Bitcoin is highly speculative, "hugely energy-intensive," lacks "value backing," and "may well break down altogether"—this is how Bank for International Settlements General Manager Agustin Carstens summarized his opinion on Bitcoin at a policy seminar by The Hoover Institute on Wednesday.

In his talk titled "Digital currencies and the future of the monetary system," Carstens addressed the digitization of national currencies through central bank digital currencies (CBDCs) and commented on privately issued stablecoins as well as Bitcoin's recent developments.

Showing himself generally open to the concept of CBDCs, Carstens shared data indicating that the likeliness of central banks around the world issuing their own digital currencies is increasing. The development should not be seen as a reaction to the emergence of cryptocurrencies or corporate stablecoin projects, however, but rather as proactive research into "a new form of money [...] in line with central bank mandates."

And it should be the central banks that issue digital currencies, according to Agustin, as "sound money is central to our market economy, and it is central banks that are uniquely placed to provide this."

Private stablecoins fared less well in Carsten's speech. While he acknowledged that "there may be meaningful use cases for stablecoins," he emphasized that there are "serious governance concerns if a private entity issues its own currency and is responsible for maintaining its asset backing." Referring to Facebook's Diem (previously called Libra) as an example, Carstens stated that private stablecoins "cannot serve as the basis for a sound monetary system," and that any privately issued stablecoins should be subject to heavy regulation and supervision.

Carstens Is Not a Fan of Bitcoin

Still, private stablecoins are "certainly more credible than Bitcoin," according to Carstens.

Notably, Carstens described Bitcoin's consensus mechanism rather aptly, as a "decentralised governance system, where the validity of a payment depends on achieving consensus among network participants on what counts as valid payments."

In practice, however, Carstens sees Bitcoin as a "speculative asset," not a form of money, referring to it as "Tesla without the cars:"

"Observers are fascinated by it, but the actual value backing is lacking."

Diving deeper into comparisons, Carstens described the Bitcoin network as a "community of online gamers, who exchange real money for items that only exist in cyber space."

He further believes Bitcoin to be a "poor store of value" with an opaque market structure that is subject to price manipulation.

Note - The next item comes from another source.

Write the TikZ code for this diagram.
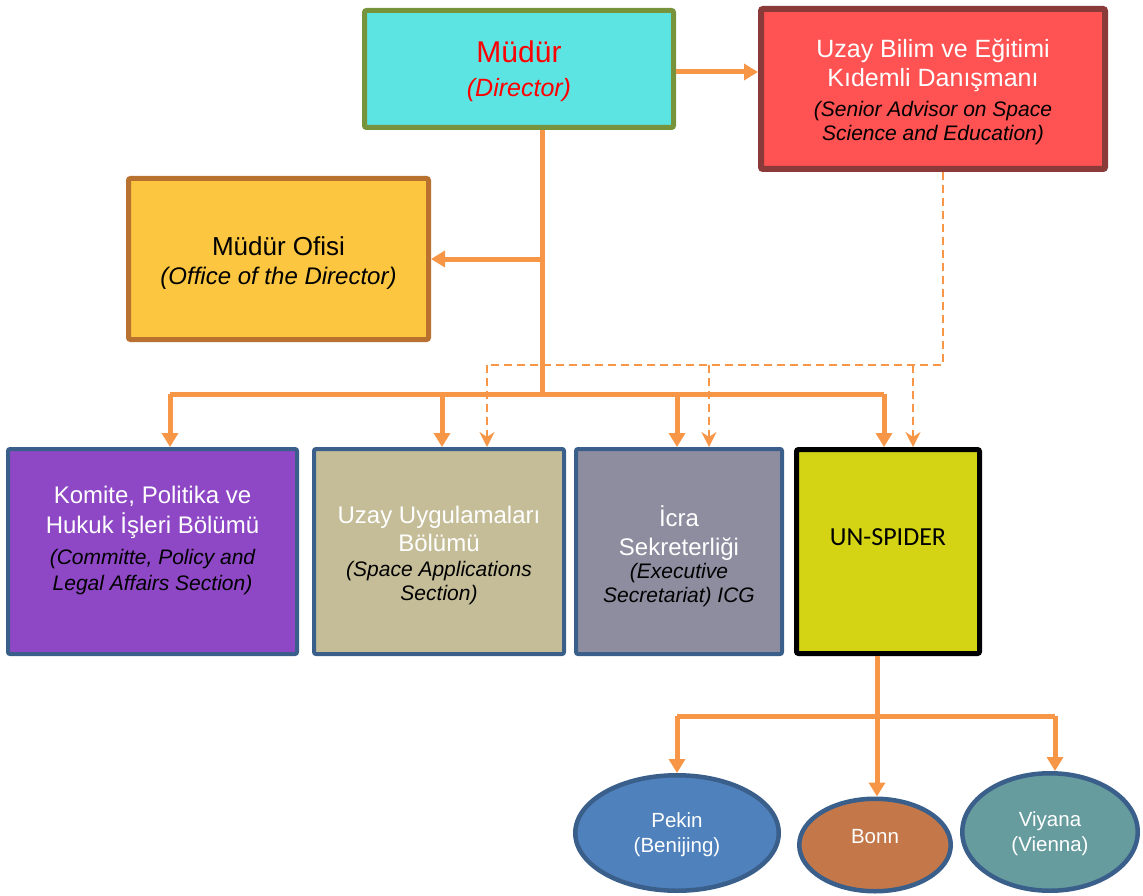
\documentclass[tikz,border=0pt]{standalone}
\usepackage{fontspec}
\setmainfont{Liberation Sans}
\newfontfamily\calibrifont{Carlito}
\usetikzlibrary{arrows.meta,shapes.geometric}
\definecolor{arrorange}{HTML}{F79646}
\definecolor{dirfill}{HTML}{5CE4E2}
\definecolor{dirborder}{HTML}{77933C}
\definecolor{advfill}{HTML}{FF5252}
\definecolor{advborder}{HTML}{8B3A3A}
\definecolor{offfill}{HTML}{FCC640}
\definecolor{offborder}{HTML}{B8712F}
\definecolor{purplefill}{HTML}{8E47C5}
\definecolor{tanfill}{HTML}{C4BD98}
\definecolor{grayfill}{HTML}{8E8C9F}
\definecolor{yellowfill}{HTML}{D4D414}
\definecolor{blueborder}{HTML}{3A5F8B}
\definecolor{pekinfill}{HTML}{4F81BD}
\definecolor{bonnfill}{HTML}{C47849}
\definecolor{viyanafill}{HTML}{669C9E}
\tikzset{
  box/.style={draw, rounded corners=2pt, inner sep=0pt},
  secbox/.style={box, draw=blueborder, line width=4pt, minimum height=205pt},
  city/.style={ellipse, draw=blueborder, line width=4.5pt, inner sep=0pt},
  txt/.style={align=center, inner sep=0pt},
  big/.style={font=\fontsize{24}{29}\selectfont},
  citytxt/.style={txt, text=white, font=\fontsize{20.5}{25}\selectfont},
  conn/.style={draw=arrorange, line width=5pt},
  arr/.style={conn, -{Triangle[width=16pt,length=14pt]}},
  dconn/.style={draw=arrorange, line width=2.5pt, dash pattern=on 8pt off 5pt},
  darr/.style={dconn, -{Stealth[width=15pt,length=15pt,inset=5pt]}},
}
\newcommand{\itl}[1]{{\color{black}\fontsize{21}{24}\selectfont\itshape #1}}
\begin{document}
\begin{tikzpicture}[x=1pt,y=-1pt]
\useasboundingbox (0,0) rectangle (1143,896);

% top boxes
\node[box, fill=dirfill, draw=dirborder, line width=5pt, minimum width=309pt, minimum height=117pt] (dir) at (519,69) {};
\node[txt, text=red, font=\fontsize{25}{34}\selectfont] (dirt) at ([yshift=-2pt]dir.center)
  {{\fontsize{30}{34}\selectfont Müdür}\\{\itshape (Director)}};
\node[box, fill=advfill, draw=advborder, line width=6pt, minimum width=344pt, minimum height=160pt] (adv) at (933,89) {};
\node[txt, text=white, font=\fontsize{25}{29}\selectfont] (advt) at ([yshift=-3pt]adv.center)
  {Uzay Bilim ve Eğitimi\\Kıdemli Danışmanı\\[1pt]\itl{(Senior Advisor on Space}\\[-5pt]\itl{Science and Education)}};
\node[box, fill=offfill, draw=offborder, line width=5pt, minimum width=300pt, minimum height=161pt] (off) at (278.5,259) {};
\node[txt, font=\fontsize{26}{29}\selectfont] (offt) at ([yshift=-4pt]off.center)
  {Müdür Ofisi\\{\fontsize{24}{29}\selectfont\itshape (Office of the Director)}};

% section boxes
\node[secbox, fill=purplefill, minimum width=289pt] (kom) at (152.5,551.5) {};
\node[txt, big, text=white] (komt) at ([yshift=11pt]kom.center)
  {Komite, Politika ve\\[1pt]Hukuk İşleri Bölümü\\[2pt]\itl{(Committe, Policy and}\\[-3pt]\itl{Legal Affairs Section)}};
\node[secbox, fill=tanfill, minimum width=250pt] (uza) at (439,551.5) {};
\node[txt, big, text=white] (uzat) at ([yshift=-4pt]uza.center)
  {Uzay Uygulamaları\\[-1pt]Bölümü\\[-4pt]\itl{(Space Applications}\\[-5pt]\itl{Section)}};
\node[secbox, fill=grayfill, minimum width=206pt] (icr) at (679,551.5) {};
\node[txt, big, text=white] (icrt) at ([yshift=-5pt]icr.center)
  {İcra\\Sekreterliği\\[-6pt]\itl{(Executive}\\[-5pt]\itl{Secretariat) ICG}};
\node[box, fill=yellowfill, draw=black, line width=5pt, minimum width=183pt, minimum height=204pt] (uns) at (888,551.5) {};
\node[txt, font=\calibrifont\fontsize{26}{30}\selectfont] (unst) at ([yshift=14pt]uns.center) {UN-SPIDER};

% cities
\node[city, fill=pekinfill, minimum width=203.5pt, minimum height=115.5pt] (pek) at (677,833) {};
\node[citytxt] (pekt) at ([yshift=-2pt]pek.center) {Pekin\\(Benijing)};
\node[city, fill=bonnfill, minimum width=151.5pt, minimum height=92.5pt] (bon) at (875,845) {};
\node[citytxt] (bont) at ([yshift=8pt]bon.center) {Bonn};
\node[city, fill=viyanafill, minimum width=175.5pt, minimum height=117.5pt] (viy) at (1050,832) {};
\node[citytxt] (viyt) at ([yshift=-2pt]viy.center) {Viyana\\(Vienna)};

% connector coordinates
\coordinate (trunk) at (542,394);
\coordinate (joff) at (542,259);
\coordinate (b1) at (170,394);
\coordinate (b2) at (442,394);
\coordinate (b3) at (677,394);
\coordinate (b4) at (884,394);
\coordinate (d0) at (943,365);
\coordinate (d1) at (487,365);
\coordinate (d2) at (709,365);
\coordinate (d3) at (913,365);
\coordinate (s0) at (877,716);
\coordinate (s1) at (677,716);
\coordinate (s3) at (1055,716);

% solid connectors
\draw[arr] ([yshift=-3pt]dir.east) -- ([yshift=-3pt]dir.east -| adv.west);
\draw[conn] (dir.south -| trunk) -- (trunk);
\draw[arr] (joff) -- (off.east);
\draw[conn] (b1) -- (b4);
\draw[arr] (b1) -- (b1 |- kom.north);
\draw[arr] (b2) -- (b2 |- uza.north);
\draw[arr] (b3) -- (b3 |- icr.north);
\draw[arr] (b4) -- (b4 |- uns.north);

% dashed connectors
\draw[dconn] (adv.south -| d0) -- (d0) -- (d1);
\draw[darr] (d1) -- (d1 |- uza.north);
\draw[darr] (d2) -- (d2 |- icr.north);
\draw[darr] (d3) -- (d3 |- uns.north);

% UN-SPIDER branches
\draw[conn] (uns.south -| s0) -- (s0);
\draw[conn] (s1) -- (s3);
\draw[arr] (s1) -- (pek.north);
\draw[arr] (s0) -- (s0 |- bon.north);
\draw[arr] (s3) -- (s3 |- viy.north);
\end{tikzpicture}
\end{document}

In short, "Bitcoin may well break down altogether," as "scarcity and cryptography alone do not suffice to guarantee exchange."

Carstens also referred to Bitcoin's Proof-of-Work algorithm as "hugely energy-intensive" and stated that Bitcoin's "uses more electricity than all of Switzerland."

In addition, in the future, according to Carstens, it will become easier for attackers to "[rent] mining equipment on a short-term basis and [execute] a change-of- history attack," making the network increasingly insecure. One of Carsten's sources for this assumption is listed as a paper published by BIS in January 2019, in which the author describes that the cost required to "amass equipment that, in total, would wield 101% of the hash power of all current bitcoin miners" has become "substantially cheaper" thanks to a "steep recent fall in the price of mining equipment."

Notably, at press time, the cost of attacking the Bitcoin network hovers at around $715,000 per hour, according to data site Crypto51—a cost that is largely understood to be economically unfeasible for an attacker. At Bitcoin's current hash rate, it would further be highly impractical for a single entity to amass the hash power required to attempt an attack in the first place.

Security expert Andreas Antonopoulos noted in 2015 that it was no longer possible to carry out such an attack on Bitcoin:

“The effort to do so, which requires a massive covert operation of chip fabrication, then the coordinated assault that would give them dominance over the next block over the ten minutes, until we kick those bastards off the network, rework the protocol around them, they would be revealed, lost a billion dollars doing this, and all they got to do was one double spend.”